Take the lines from the one with "Write a web page that recreates this chart with Apache" through the one with "Arial, Helvetica, sans-serif';", both ends kept, and reproduce them exactly without the pictures.

◆ ROWS
============================================================
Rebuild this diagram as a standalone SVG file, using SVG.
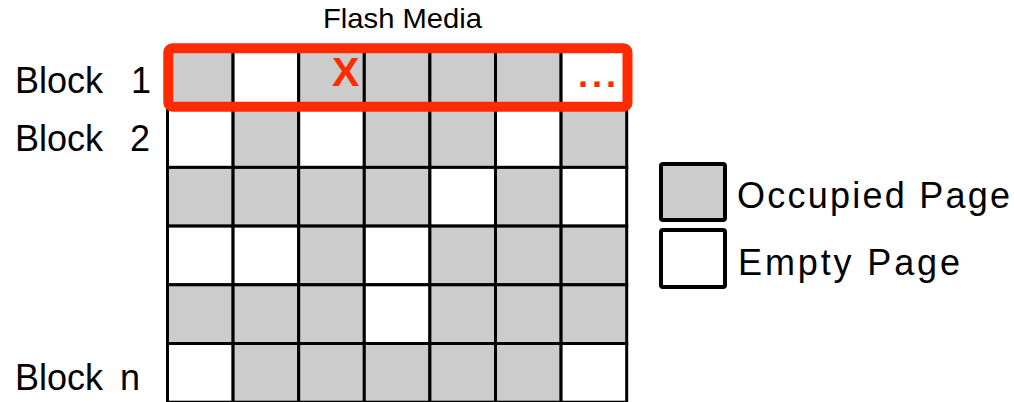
<svg xmlns="http://www.w3.org/2000/svg" width="1014" height="402" viewBox="0 0 1014 402">
<style>
.g{fill:#cccccc;stroke:#000;stroke-width:3}
.w{fill:#ffffff;stroke:#000;stroke-width:3}
.lbl{font-family:"Liberation Sans",Arial,sans-serif;font-size:36px;fill:#000}
.red{font-family:"Liberation Sans",Arial,sans-serif;font-weight:bold;fill:#ff2a00}
</style>
<rect width="1014" height="402" fill="#fff"/>
<text class="lbl" x="323" y="28.3" style="font-size:28px" textLength="159" lengthAdjust="spacingAndGlyphs">Flash Media</text>
<g id="grid">
<!-- row 1 -->
<rect class="g" x="167.5" y="50" width="65.6" height="58.7"/>
<rect class="w" x="233.1" y="50" width="65.6" height="58.7"/>
<rect class="g" x="298.7" y="50" width="65.6" height="58.7"/>
<rect class="g" x="364.3" y="50" width="65.6" height="58.7"/>
<rect class="g" x="429.9" y="50" width="65.6" height="58.7"/>
<rect class="g" x="495.5" y="50" width="65.6" height="58.7"/>
<rect class="w" x="561.1" y="50" width="65.6" height="58.7"/>
<!-- row 2 -->
<rect class="w" x="167.5" y="108.7" width="65.6" height="58.7"/>
<rect class="g" x="233.1" y="108.7" width="65.6" height="58.7"/>
<rect class="w" x="298.7" y="108.7" width="65.6" height="58.7"/>
<rect class="g" x="364.3" y="108.7" width="65.6" height="58.7"/>
<rect class="g" x="429.9" y="108.7" width="65.6" height="58.7"/>
<rect class="w" x="495.5" y="108.7" width="65.6" height="58.7"/>
<rect class="g" x="561.1" y="108.7" width="65.6" height="58.7"/>
<!-- row 3 -->
<rect class="g" x="167.5" y="167.4" width="65.6" height="58.7"/>
<rect class="g" x="233.1" y="167.4" width="65.6" height="58.7"/>
<rect class="g" x="298.7" y="167.4" width="65.6" height="58.7"/>
<rect class="g" x="364.3" y="167.4" width="65.6" height="58.7"/>
<rect class="w" x="429.9" y="167.4" width="65.6" height="58.7"/>
<rect class="g" x="495.5" y="167.4" width="65.6" height="58.7"/>
<rect class="w" x="561.1" y="167.4" width="65.6" height="58.7"/>
<!-- row 4 -->
<rect class="w" x="167.5" y="226.1" width="65.6" height="58.7"/>
<rect class="w" x="233.1" y="226.1" width="65.6" height="58.7"/>
<rect class="g" x="298.7" y="226.1" width="65.6" height="58.7"/>
<rect class="w" x="364.3" y="226.1" width="65.6" height="58.7"/>
<rect class="g" x="429.9" y="226.1" width="65.6" height="58.7"/>
<rect class="g" x="495.5" y="226.1" width="65.6" height="58.7"/>
<rect class="g" x="561.1" y="226.1" width="65.6" height="58.7"/>
<!-- row 5 -->
<rect class="g" x="167.5" y="284.8" width="65.6" height="58.7"/>
<rect class="g" x="233.1" y="284.8" width="65.6" height="58.7"/>
<rect class="g" x="298.7" y="284.8" width="65.6" height="58.7"/>
<rect class="w" x="364.3" y="284.8" width="65.6" height="58.7"/>
<rect class="g" x="429.9" y="284.8" width="65.6" height="58.7"/>
<rect class="g" x="495.5" y="284.8" width="65.6" height="58.7"/>
<rect class="g" x="561.1" y="284.8" width="65.6" height="58.7"/>
<!-- row 6 -->
<rect class="w" x="167.5" y="343.5" width="65.6" height="58.7"/>
<rect class="g" x="233.1" y="343.5" width="65.6" height="58.7"/>
<rect class="g" x="298.7" y="343.5" width="65.6" height="58.7"/>
<rect class="g" x="364.3" y="343.5" width="65.6" height="58.7"/>
<rect class="g" x="429.9" y="343.5" width="65.6" height="58.7"/>
<rect class="g" x="495.5" y="343.5" width="65.6" height="58.7"/>
<rect class="w" x="561.1" y="343.5" width="65.6" height="58.7"/>
</g>
<g id="highlight">
<rect x="168.3" y="48.3" width="459.2" height="58.4" rx="4" fill="none" stroke="#ff2a00" stroke-width="10"/>
<text class="red" x="332" y="86" style="font-size:41px">X</text>
<text class="red" x="578" y="87" style="font-size:36px;letter-spacing:4px">...</text>
</g>
<g id="labels">
<text class="lbl" x="15" y="93">Block <tspan x="131">1</tspan></text>
<text class="lbl" x="15" y="151">Block <tspan x="130">2</tspan></text>
<text class="lbl" x="15" y="390">Block <tspan x="120">n</tspan></text>
</g>
<g id="legend">
<rect x="661" y="164" width="64" height="56" rx="2" fill="#cccccc" stroke="#000" stroke-width="4"/>
<rect x="661" y="230" width="64" height="57" rx="2" fill="#ffffff" stroke="#000" stroke-width="4"/>
<text class="lbl" x="737" y="208" textLength="273" lengthAdjust="spacing">Occupied Page</text>
<text class="lbl" x="738" y="275" textLength="222" lengthAdjust="spacing">Empty Page</text>
</g>
</svg>
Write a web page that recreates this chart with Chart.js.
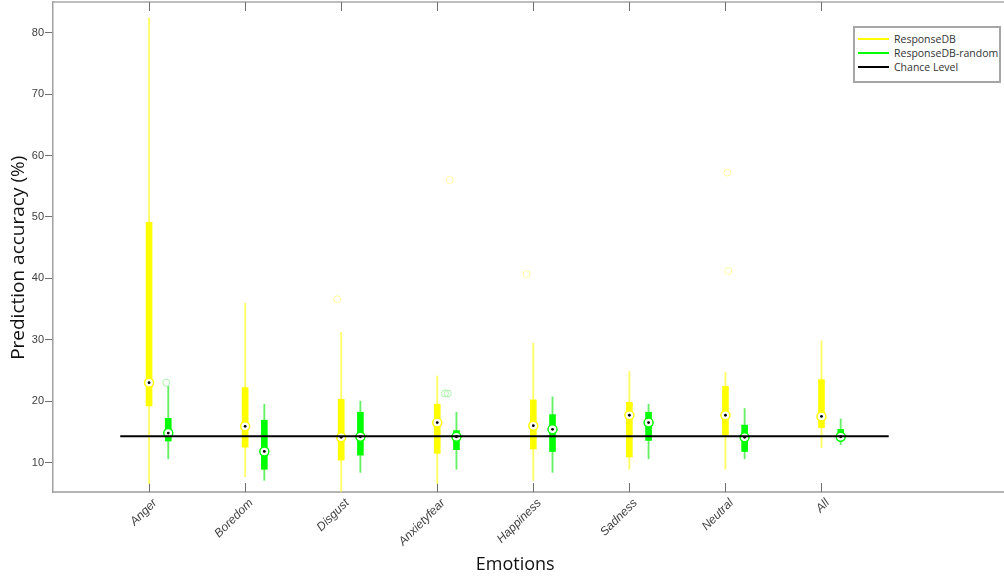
<!DOCTYPE html>
<html>
<head>
<meta charset="utf-8">
<title>Prediction accuracy by emotion</title>
<script src="https://cdn.jsdelivr.net/npm/chart.js@4.4.1/dist/chart.umd.min.js"></script>
<style>
  html, body { margin: 0; padding: 0; background: #fff; }
  #wrap { position: relative; width: 1004px; height: 578px; }
  #chart { display: block; }
  #legend {
    position: absolute; left: 853px; top: 26px; width: 144px; height: 49px;
    border: 2px solid #a6a6a6; background: #fff; padding-top: 4px; box-sizing: content-box;
    font: 10.5px 'Open Sans', sans-serif; color: #333; white-space: nowrap;
  }
  #legend .row { height: 14px; line-height: 14px; display: flex; align-items: center; }
  #legend .swatch { flex: none; width: 31px; height: 2px; margin: 0 5px 0 3px; }
</style>
</head>
<body>
<div id="wrap">
  <canvas id="chart" width="1004" height="578"></canvas>
  <div id="legend">
    <div class="row"><span class="swatch" style="background:#ffff00"></span><span>ResponseDB</span></div>
    <div class="row"><span class="swatch" style="background:#00ff00"></span><span>ResponseDB-random</span></div>
    <div class="row"><span class="swatch" style="background:#000"></span><span>Chance Level</span></div>
  </div>
</div>
<script>
const categories = ['Anger', 'Boredom', 'Disgust', 'Anxietyfear', 'Happiness', 'Sadness', 'Neutral', 'All'];

// ResponseDB (yellow) box stats
const dbLow = [6.6, 7.7, 5.3, 6.6, 7.1, 8.9, 8.9, 12.4];
const dbQ1 = [19.2, 12.5, 10.4, 11.5, 12.2, 10.9, 14.5, 15.7];
const dbMed = [23.0, 15.9, 14.1, 16.5, 16.0, 17.7, 17.7, 17.5];
const dbQ3 = [49.1, 22.2, 20.3, 19.5, 20.2, 19.8, 22.4, 23.5];
const dbHigh = [82.4, 35.9, 31.2, 24.1, 29.4, 24.8, 24.7, 29.8];

// ResponseDB-random (green) box stats
const rndLow = [10.6, 7.1, 8.4, 8.9, 8.4, 10.6, 10.6, 12.9];
const rndQ1 = [13.5, 8.9, 11.2, 12.1, 11.8, 13.6, 11.8, 13.9];
const rndMed = [14.8, 11.8, 14.2, 14.2, 15.4, 16.5, 14.1, 14.2];
const rndQ3 = [17.2, 16.9, 18.2, 15.2, 17.8, 18.2, 16.1, 15.4];
const rndHigh = [22.4, 19.5, 20.0, 18.2, 20.7, 19.5, 18.8, 17.1];

// outliers: category number, jitter, value
const dbOutCat = [3, 4, 5, 7, 7];
const dbOutJitter = [-0.04, 0.13, -0.07, 0.03, 0.02];
const dbOutVal = [36.6, 56.0, 40.7, 41.2, 57.2];
const rndOutCat = [1, 4, 4];
const rndOutJitter = [-0.02, -0.12, -0.09];
const rndOutVal = [23.0, 21.25, 21.25];

const chanceLevel = 14.29;
const chanceFrom = 0.7;
const chanceTo = 8.7;

const xTitle = 'Emotions';
const yTitle = 'Prediction accuracy (%)';

const GREEN_SHIFT = 0.2;
const YELLOW = '#ffff00';
const GREEN = '#00ff00';

function ranges(lo, hi, shift) {
  return categories.map((c, i) => ({ x: i + 1 + shift, y: [lo[i], hi[i]] }));
}
function points(vals, shift) {
  return categories.map((c, i) => ({ x: i + 1 + shift, y: vals[i] }));
}
function outliers(cats, jit, vals, shift) {
  return cats.map((c, i) => ({ x: c + shift + jit[i], y: vals[i] }));
}

// top border, inward category ticks, axis titles (placed like the matlab figure)
const frame = {
  id: 'frame',
  beforeDatasetsDraw(chart) {
    const { ctx, chartArea } = chart;
    const xs = chart.scales.x;
    ctx.save();
    ctx.strokeStyle = '#a8a8a8';
    ctx.lineWidth = 1.5;
    ctx.beginPath();
    ctx.moveTo(chartArea.left, chartArea.top);
    ctx.lineTo(chartArea.right, chartArea.top);
    ctx.stroke();
    ctx.strokeStyle = '#6e6e6e';
    ctx.lineWidth = 1;
    categories.forEach((c, i) => {
      const px = Math.round(xs.getPixelForValue(i + 1)) + 0.5;
      ctx.beginPath();
      ctx.moveTo(px, chartArea.bottom);
      ctx.lineTo(px, chartArea.bottom - 9);
      ctx.moveTo(px, chartArea.top);
      ctx.lineTo(px, chartArea.top + 9);
      ctx.stroke();
    });
    ctx.restore();
  },
  afterDraw(chart) {
    const { ctx, chartArea } = chart;
    const w = chartArea.right - chartArea.left;
    const h = chartArea.bottom - chartArea.top;
    ctx.save();
    ctx.fillStyle = '#111';
    ctx.textAlign = 'center';
    ctx.textBaseline = 'middle';
    ctx.font = "18px 'Open Sans', sans-serif";
    ctx.fillText(xTitle, chartArea.left + w * 0.486, chart.height - 13);
    ctx.translate(19, chartArea.top + h * 0.522);
    ctx.rotate(-Math.PI / 2);
    ctx.font = "19px 'Open Sans', sans-serif";
    ctx.fillText(yTitle, 0, 0);
    ctx.restore();
  },
};

new Chart(document.getElementById('chart'), {
  type: 'bar',
  data: {
    datasets: [
      { type: 'line', data: [{ x: chanceFrom, y: chanceLevel }, { x: chanceTo, y: chanceLevel }],
        borderColor: '#000', borderWidth: 2, pointRadius: 0, order: 0 },
      { type: 'scatter', data: points(dbMed, 0), pointRadius: 1.4, pointBackgroundColor: '#000',
        pointBorderWidth: 0, order: 1 },
      { type: 'scatter', data: points(rndMed, GREEN_SHIFT), pointRadius: 1.4, pointBackgroundColor: '#000',
        pointBorderWidth: 0, order: 1 },
      { type: 'scatter', data: points(dbMed, 0), pointRadius: 4.5, pointBackgroundColor: '#fff',
        pointBorderColor: YELLOW, pointBorderWidth: 1.5, order: 2 },
      { type: 'scatter', data: points(rndMed, GREEN_SHIFT), pointRadius: 4.5, pointBackgroundColor: '#fff',
        pointBorderColor: GREEN, pointBorderWidth: 1.5, order: 2 },
      { type: 'scatter', data: outliers(dbOutCat, dbOutJitter, dbOutVal, 0), pointRadius: 3.5,
        pointBackgroundColor: 'rgba(0,0,0,0)', pointBorderColor: '#ffffa0', pointBorderWidth: 1, order: 3 },
      { type: 'scatter', data: outliers(rndOutCat, rndOutJitter, rndOutVal, GREEN_SHIFT), pointRadius: 3.5,
        pointBackgroundColor: 'rgba(0,0,0,0)', pointBorderColor: '#a8f5a8', pointBorderWidth: 1, order: 3 },
      { data: ranges(dbQ1, dbQ3, 0), backgroundColor: YELLOW, barThickness: 6, grouped: false, order: 4 },
      { data: ranges(rndQ1, rndQ3, GREEN_SHIFT), backgroundColor: GREEN, barThickness: 6, grouped: false, order: 4 },
      { data: ranges(dbLow, dbHigh, 0), backgroundColor: '#ffff66', barThickness: 1.2, grouped: false, order: 5 },
      { data: ranges(rndLow, rndHigh, GREEN_SHIFT), backgroundColor: '#66f066', barThickness: 1.2, grouped: false, order: 5 },
    ],
  },
  options: {
    responsive: false,
    animation: false,
    devicePixelRatio: 1,
    layout: { autoPadding: false, padding: { top: 2, right: 0, left: 0, bottom: 0 } },
    plugins: { legend: { display: false }, tooltip: { enabled: false } },
    scales: {
      x: {
        type: 'linear',
        min: 0,
        max: 9.9,
        offset: false,
        afterBuildTicks: (s) => { s.ticks = s.ticks.filter((t) => t.value >= 1 && t.value <= 8); },
        afterFit: (s) => { s.height = 86; s.paddingLeft = 0; s.paddingRight = 0; },
        grid: { display: false, drawTicks: false },
        border: { display: true, color: '#b4b4b4', width: 2 },
        ticks: {
          stepSize: 1,
          autoSkip: false,
          minRotation: 45,
          maxRotation: 45,
          padding: 4,
          labelOffset: 6,
          color: '#404040',
          font: { family: "'Liberation Sans', Arial, sans-serif", size: 12, style: 'italic' },
          callback: (v) => categories[v - 1] || '',
        },
      },
      y: {
        min: 5.2,
        max: 85,
        beginAtZero: false,
        afterBuildTicks: (s) => { s.ticks = s.ticks.filter((t) => t.value % 10 === 0); },
        afterFit: (s) => { s.width = 53; s.paddingTop = 0; s.paddingBottom = 0; },
        grid: { display: true, drawOnChartArea: false, drawTicks: true, tickLength: 8, color: '#707070' },
        border: { display: true, color: '#a0a0a0', width: 1.5 },
        ticks: {
          stepSize: 10,
          padding: 1,
          color: '#404040',
          font: { family: "'Liberation Sans', Arial, sans-serif", size: 11 },
        },
      },
    },
  },
  plugins: [frame],
});
</script>
</body>
</html>
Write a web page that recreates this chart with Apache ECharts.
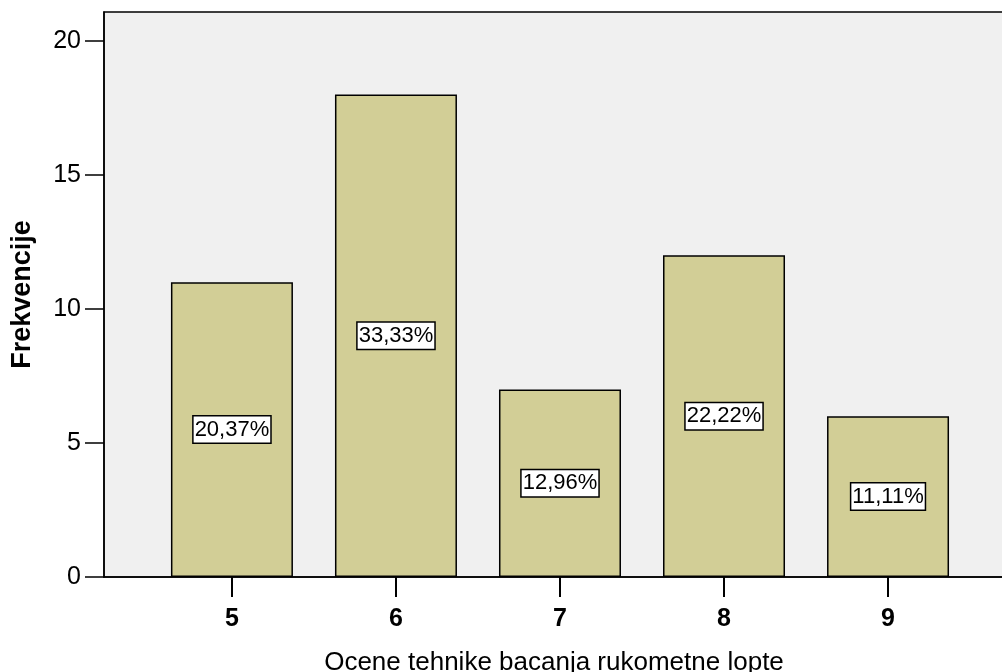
<!DOCTYPE html>
<html>
<head>
<meta charset="utf-8">
<script src="https://cdn.jsdelivr.net/npm/echarts@6/dist/echarts.min.js"></script>
<style>
html,body{margin:0;padding:0;background:#fff;}
#c{width:1002px;height:672px;}
</style>
</head>
<body>
<div id="c"></div>
<script>
const categories = [5, 6, 7, 8, 9];
const frequencies = [11, 18, 7, 12, 6];
const percentLabels = ['20,37%', '33,33%', '12,96%', '22,22%', '11,11%'];
const yTicks = [0, 5, 10, 15, 20];

const chart = echarts.init(document.getElementById('c'), null, {renderer: 'canvas'});
const font = '"Liberation Sans", Arial, Helvetica, sans-serif';

chart.setOption({
  backgroundColor: '#ffffff',
  animation: false,
  grid: {
    left: 104, right: -2, top: 12, bottom: 95,
    containLabel: false,
    outerBoundsMode: 'none',
    show: true, backgroundColor: '#f0f0f0', borderColor: '#000', borderWidth: 1.5
  },
  xAxis: {
    type: 'value',
    min: 4.22, max: 9.707,
    name: 'Ocene tehnike bacanja rukometne lopte',
    nameLocation: 'middle',
    nameGap: 73,
    nameTextStyle: {fontFamily: font, fontSize: 26, color: '#000'},
    splitLine: {show: false},
    axisLine: {show: true, onZero: false, lineStyle: {color: '#000', width: 1.5}},
    axisTick: {show: true, customValues: categories, length: 20, lineStyle: {color: '#000', width: 2}},
    axisLabel: {show: true, customValues: categories, margin: 30, fontFamily: font, fontSize: 25, fontWeight: 'bold', color: '#000'}
  },
  yAxis: {
    type: 'value',
    min: 0, max: 21.08,
    name: 'Frekvencije',
    nameLocation: 'middle',
    nameGap: 68,
    nameTextStyle: {fontFamily: font, fontSize: 27, fontWeight: 'bold', color: '#000'},
    splitLine: {show: false},
    axisLine: {show: true, lineStyle: {color: '#000', width: 1.5}},
    axisTick: {show: true, customValues: yTicks, length: 19, lineStyle: {color: '#000', width: 1.5}},
    axisLabel: {show: true, customValues: yTicks, margin: 23, fontFamily: font, fontSize: 25, color: '#000'}
  },
  series: [{
    type: 'bar',
    data: categories.map((c, i) => [c, frequencies[i]]),
    barWidth: 122,
    itemStyle: {color: '#d2ce96', borderColor: '#000', borderWidth: 1.5},
    label: {
      show: true,
      position: 'inside',
      formatter: p => percentLabels[p.dataIndex],
      fontFamily: font, fontSize: 22, color: '#000',
      backgroundColor: '#fff', borderColor: '#000', borderWidth: 1.5,
      padding: [3, 1, 1, 1]
    }
  }]
});
</script>
</body>
</html>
============================================================
◆ ANSWER IN FULL
Write a web page that recreates this chart with Apache ECharts.
<!DOCTYPE html>
<html>
<head>
<meta charset="utf-8">
<script src="https://cdn.jsdelivr.net/npm/echarts@6/dist/echarts.min.js"></script>
<style>
html,body{margin:0;padding:0;background:#fff;}
#c{width:1002px;height:672px;}
</style>
</head>
<body>
<div id="c"></div>
<script>
const categories = [5, 6, 7, 8, 9];
const frequencies = [11, 18, 7, 12, 6];
const percentLabels = ['20,37%', '33,33%', '12,96%', '22,22%', '11,11%'];
const yTicks = [0, 5, 10, 15, 20];

const chart = echarts.init(document.getElementById('c'), null, {renderer: 'canvas'});
const font = '"Liberation Sans", Arial, Helvetica, sans-serif';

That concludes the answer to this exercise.